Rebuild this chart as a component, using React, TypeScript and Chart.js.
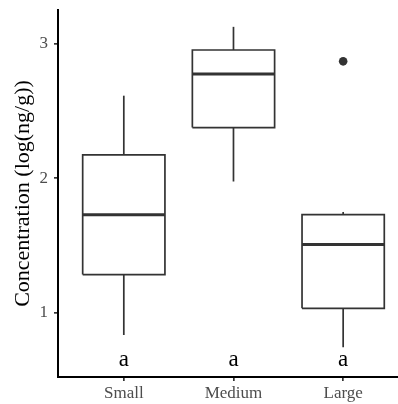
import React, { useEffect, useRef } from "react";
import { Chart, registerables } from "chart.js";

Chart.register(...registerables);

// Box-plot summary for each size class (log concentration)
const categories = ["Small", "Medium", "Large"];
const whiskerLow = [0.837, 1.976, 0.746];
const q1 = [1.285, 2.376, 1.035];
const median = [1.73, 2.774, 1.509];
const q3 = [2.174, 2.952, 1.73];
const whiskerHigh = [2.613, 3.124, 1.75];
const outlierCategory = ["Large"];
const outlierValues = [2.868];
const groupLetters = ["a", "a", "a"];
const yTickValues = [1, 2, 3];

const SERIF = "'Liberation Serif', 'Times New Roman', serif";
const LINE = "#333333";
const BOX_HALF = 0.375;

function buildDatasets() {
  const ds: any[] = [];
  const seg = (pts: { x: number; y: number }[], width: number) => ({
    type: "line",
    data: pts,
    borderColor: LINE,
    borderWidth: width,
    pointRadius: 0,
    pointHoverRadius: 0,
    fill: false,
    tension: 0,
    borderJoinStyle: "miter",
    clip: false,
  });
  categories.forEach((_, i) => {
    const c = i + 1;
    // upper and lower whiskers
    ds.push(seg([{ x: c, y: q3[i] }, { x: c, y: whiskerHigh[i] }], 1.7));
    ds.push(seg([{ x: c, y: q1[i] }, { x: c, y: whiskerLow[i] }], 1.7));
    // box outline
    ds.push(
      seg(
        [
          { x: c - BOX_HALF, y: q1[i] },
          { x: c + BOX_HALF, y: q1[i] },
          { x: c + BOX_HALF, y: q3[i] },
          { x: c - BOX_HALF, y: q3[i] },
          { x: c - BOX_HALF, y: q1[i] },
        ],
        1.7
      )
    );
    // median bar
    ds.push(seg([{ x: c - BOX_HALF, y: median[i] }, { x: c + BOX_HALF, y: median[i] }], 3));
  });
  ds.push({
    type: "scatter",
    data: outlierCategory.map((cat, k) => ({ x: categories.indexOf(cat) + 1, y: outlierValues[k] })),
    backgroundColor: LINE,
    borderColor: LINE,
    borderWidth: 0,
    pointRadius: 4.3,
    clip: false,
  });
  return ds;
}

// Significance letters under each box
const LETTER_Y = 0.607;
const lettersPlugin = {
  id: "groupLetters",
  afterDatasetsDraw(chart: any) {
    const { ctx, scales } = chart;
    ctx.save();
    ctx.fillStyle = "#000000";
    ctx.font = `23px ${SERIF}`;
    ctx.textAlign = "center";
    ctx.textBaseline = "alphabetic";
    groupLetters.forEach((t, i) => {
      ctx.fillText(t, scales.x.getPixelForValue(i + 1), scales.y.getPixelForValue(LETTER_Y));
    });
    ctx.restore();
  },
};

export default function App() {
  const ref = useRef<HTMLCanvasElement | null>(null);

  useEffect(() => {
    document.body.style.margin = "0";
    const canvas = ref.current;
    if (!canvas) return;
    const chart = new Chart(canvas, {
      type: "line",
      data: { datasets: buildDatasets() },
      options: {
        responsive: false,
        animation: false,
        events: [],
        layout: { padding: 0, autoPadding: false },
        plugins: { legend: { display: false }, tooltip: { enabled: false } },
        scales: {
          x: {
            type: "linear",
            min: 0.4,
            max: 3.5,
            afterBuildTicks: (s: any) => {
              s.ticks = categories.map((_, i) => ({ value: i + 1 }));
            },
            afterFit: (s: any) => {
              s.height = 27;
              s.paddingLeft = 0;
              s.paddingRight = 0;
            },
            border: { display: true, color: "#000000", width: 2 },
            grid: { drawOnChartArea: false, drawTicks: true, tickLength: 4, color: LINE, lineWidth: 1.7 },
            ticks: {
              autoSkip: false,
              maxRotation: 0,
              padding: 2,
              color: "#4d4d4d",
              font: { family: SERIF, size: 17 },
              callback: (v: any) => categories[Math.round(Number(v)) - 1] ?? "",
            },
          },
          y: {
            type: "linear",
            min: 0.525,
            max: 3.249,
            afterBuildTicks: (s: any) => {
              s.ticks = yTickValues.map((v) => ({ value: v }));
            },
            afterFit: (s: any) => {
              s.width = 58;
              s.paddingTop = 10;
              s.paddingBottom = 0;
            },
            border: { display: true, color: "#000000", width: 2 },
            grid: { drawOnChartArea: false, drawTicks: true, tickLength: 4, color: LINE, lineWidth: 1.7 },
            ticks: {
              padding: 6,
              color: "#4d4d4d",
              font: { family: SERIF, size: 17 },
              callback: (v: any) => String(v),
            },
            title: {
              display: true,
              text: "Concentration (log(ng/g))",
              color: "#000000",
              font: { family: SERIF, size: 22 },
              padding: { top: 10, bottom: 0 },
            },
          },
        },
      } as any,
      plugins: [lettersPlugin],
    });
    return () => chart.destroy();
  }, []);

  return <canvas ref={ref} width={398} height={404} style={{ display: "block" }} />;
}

_What this task involves_: Your task is to return the lines above, from the first one up to and including the line containing "Chart.register(...registerables);", minus any pictures.

_Full response_:
Rebuild this chart as a component, using React, TypeScript and Chart.js.
import React, { useEffect, useRef } from "react";
import { Chart, registerables } from "chart.js";

Chart.register(...registerables);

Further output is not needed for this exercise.